▶ _Data shown_:

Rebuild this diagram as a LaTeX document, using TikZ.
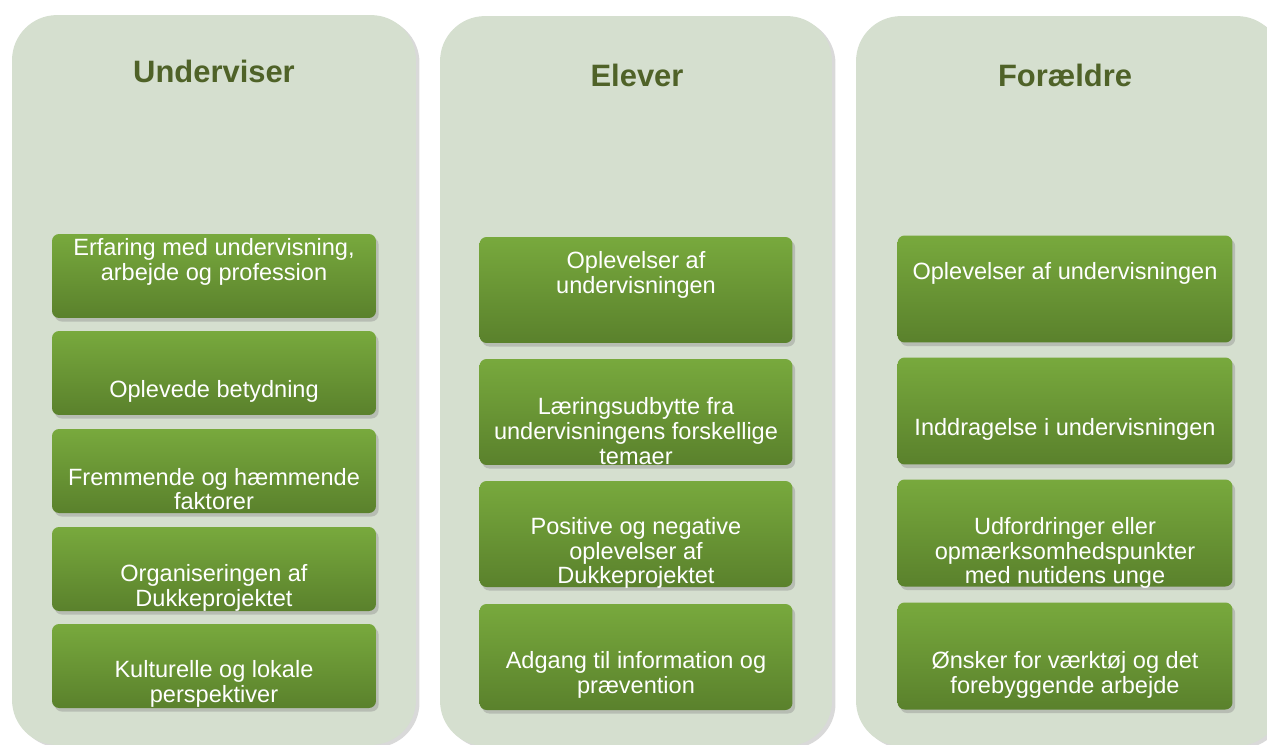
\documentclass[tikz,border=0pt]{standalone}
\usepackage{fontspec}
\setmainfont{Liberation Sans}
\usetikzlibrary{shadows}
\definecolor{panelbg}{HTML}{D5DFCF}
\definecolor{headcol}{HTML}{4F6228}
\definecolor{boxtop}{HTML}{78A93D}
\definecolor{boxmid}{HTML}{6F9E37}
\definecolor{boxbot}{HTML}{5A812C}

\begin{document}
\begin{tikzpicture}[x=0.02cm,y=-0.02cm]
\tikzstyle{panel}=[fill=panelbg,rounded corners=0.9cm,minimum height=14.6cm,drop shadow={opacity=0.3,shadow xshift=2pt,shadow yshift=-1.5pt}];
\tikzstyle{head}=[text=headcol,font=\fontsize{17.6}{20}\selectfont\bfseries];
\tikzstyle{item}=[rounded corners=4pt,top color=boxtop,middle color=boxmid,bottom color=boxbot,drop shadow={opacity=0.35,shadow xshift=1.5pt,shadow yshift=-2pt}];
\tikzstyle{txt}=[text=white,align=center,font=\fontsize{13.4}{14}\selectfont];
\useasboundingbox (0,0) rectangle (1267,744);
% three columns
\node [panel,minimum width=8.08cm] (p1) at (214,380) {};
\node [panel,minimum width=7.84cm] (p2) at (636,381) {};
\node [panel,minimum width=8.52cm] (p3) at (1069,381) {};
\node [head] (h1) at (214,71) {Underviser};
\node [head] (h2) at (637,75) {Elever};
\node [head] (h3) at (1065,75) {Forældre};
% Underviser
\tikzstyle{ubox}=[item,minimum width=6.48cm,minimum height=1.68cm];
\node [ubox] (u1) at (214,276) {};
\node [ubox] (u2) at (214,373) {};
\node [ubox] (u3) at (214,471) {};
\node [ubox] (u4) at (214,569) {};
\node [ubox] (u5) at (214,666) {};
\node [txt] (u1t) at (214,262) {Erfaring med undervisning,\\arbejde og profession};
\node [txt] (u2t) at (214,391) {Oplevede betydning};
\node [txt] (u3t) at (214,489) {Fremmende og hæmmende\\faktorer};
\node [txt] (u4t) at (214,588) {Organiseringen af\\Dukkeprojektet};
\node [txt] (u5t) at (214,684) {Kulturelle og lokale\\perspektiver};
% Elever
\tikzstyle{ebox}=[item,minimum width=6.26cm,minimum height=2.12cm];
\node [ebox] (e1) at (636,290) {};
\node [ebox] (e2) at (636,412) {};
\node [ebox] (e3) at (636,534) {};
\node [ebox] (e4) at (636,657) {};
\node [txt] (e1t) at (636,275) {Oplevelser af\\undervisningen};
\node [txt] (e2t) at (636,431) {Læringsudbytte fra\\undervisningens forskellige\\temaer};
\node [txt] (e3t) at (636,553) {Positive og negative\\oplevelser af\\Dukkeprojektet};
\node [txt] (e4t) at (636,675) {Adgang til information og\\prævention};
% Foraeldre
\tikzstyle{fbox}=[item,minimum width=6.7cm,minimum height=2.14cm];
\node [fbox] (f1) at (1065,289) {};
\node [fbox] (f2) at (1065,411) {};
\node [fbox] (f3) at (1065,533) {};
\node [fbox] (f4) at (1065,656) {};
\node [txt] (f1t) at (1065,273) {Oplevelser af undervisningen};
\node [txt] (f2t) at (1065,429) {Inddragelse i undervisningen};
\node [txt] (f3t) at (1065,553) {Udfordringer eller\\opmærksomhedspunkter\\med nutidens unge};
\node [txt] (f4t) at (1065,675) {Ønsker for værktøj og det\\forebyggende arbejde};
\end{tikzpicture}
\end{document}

▶ _Directions_: Write out the material above again, word for word, minus its pictures.

▶ _The response_:
Rebuild this diagram as a LaTeX document, using TikZ.
\documentclass[tikz,border=0pt]{standalone}
\usepackage{fontspec}
\setmainfont{Liberation Sans}
\usetikzlibrary{shadows}
\definecolor{panelbg}{HTML}{D5DFCF}
\definecolor{headcol}{HTML}{4F6228}
\definecolor{boxtop}{HTML}{78A93D}
\definecolor{boxmid}{HTML}{6F9E37}
\definecolor{boxbot}{HTML}{5A812C}

\begin{document}
\begin{tikzpicture}[x=0.02cm,y=-0.02cm]
\tikzstyle{panel}=[fill=panelbg,rounded corners=0.9cm,minimum height=14.6cm,drop shadow={opacity=0.3,shadow xshift=2pt,shadow yshift=-1.5pt}];
\tikzstyle{head}=[text=headcol,font=\fontsize{17.6}{20}\selectfont\bfseries];
\tikzstyle{item}=[rounded corners=4pt,top color=boxtop,middle color=boxmid,bottom color=boxbot,drop shadow={opacity=0.35,shadow xshift=1.5pt,shadow yshift=-2pt}];
\tikzstyle{txt}=[text=white,align=center,font=\fontsize{13.4}{14}\selectfont];
\useasboundingbox (0,0) rectangle (1267,744);
% three columns
\node [panel,minimum width=8.08cm] (p1) at (214,380) {};
\node [panel,minimum width=7.84cm] (p2) at (636,381) {};
\node [panel,minimum width=8.52cm] (p3) at (1069,381) {};
\node [head] (h1) at (214,71) {Underviser};
\node [head] (h2) at (637,75) {Elever};
\node [head] (h3) at (1065,75) {Forældre};
% Underviser
\tikzstyle{ubox}=[item,minimum width=6.48cm,minimum height=1.68cm];
\node [ubox] (u1) at (214,276) {};
\node [ubox] (u2) at (214,373) {};
\node [ubox] (u3) at (214,471) {};
\node [ubox] (u4) at (214,569) {};
\node [ubox] (u5) at (214,666) {};
\node [txt] (u1t) at (214,262) {Erfaring med undervisning,\\arbejde og profession};
\node [txt] (u2t) at (214,391) {Oplevede betydning};
\node [txt] (u3t) at (214,489) {Fremmende og hæmmende\\faktorer};
\node [txt] (u4t) at (214,588) {Organiseringen af\\Dukkeprojektet};
\node [txt] (u5t) at (214,684) {Kulturelle og lokale\\perspektiver};
% Elever
\tikzstyle{ebox}=[item,minimum width=6.26cm,minimum height=2.12cm];
\node [ebox] (e1) at (636,290) {};
\node [ebox] (e2) at (636,412) {};
\node [ebox] (e3) at (636,534) {};
\node [ebox] (e4) at (636,657) {};
\node [txt] (e1t) at (636,275) {Oplevelser af\\undervisningen};
\node [txt] (e2t) at (636,431) {Læringsudbytte fra\\undervisningens forskellige\\temaer};
\node [txt] (e3t) at (636,553) {Positive og negative\\oplevelser af\\Dukkeprojektet};
\node [txt] (e4t) at (636,675) {Adgang til information og\\prævention};
% Foraeldre
\tikzstyle{fbox}=[item,minimum width=6.7cm,minimum height=2.14cm];
\node [fbox] (f1) at (1065,289) {};
\node [fbox] (f2) at (1065,411) {};
\node [fbox] (f3) at (1065,533) {};
\node [fbox] (f4) at (1065,656) {};
\node [txt] (f1t) at (1065,273) {Oplevelser af undervisningen};
\node [txt] (f2t) at (1065,429) {Inddragelse i undervisningen};
\node [txt] (f3t) at (1065,553) {Udfordringer eller\\opmærksomhedspunkter\\med nutidens unge};
\node [txt] (f4t) at (1065,675) {Ønsker for værktøj og det\\forebyggende arbejde};
\end{tikzpicture}
\end{document}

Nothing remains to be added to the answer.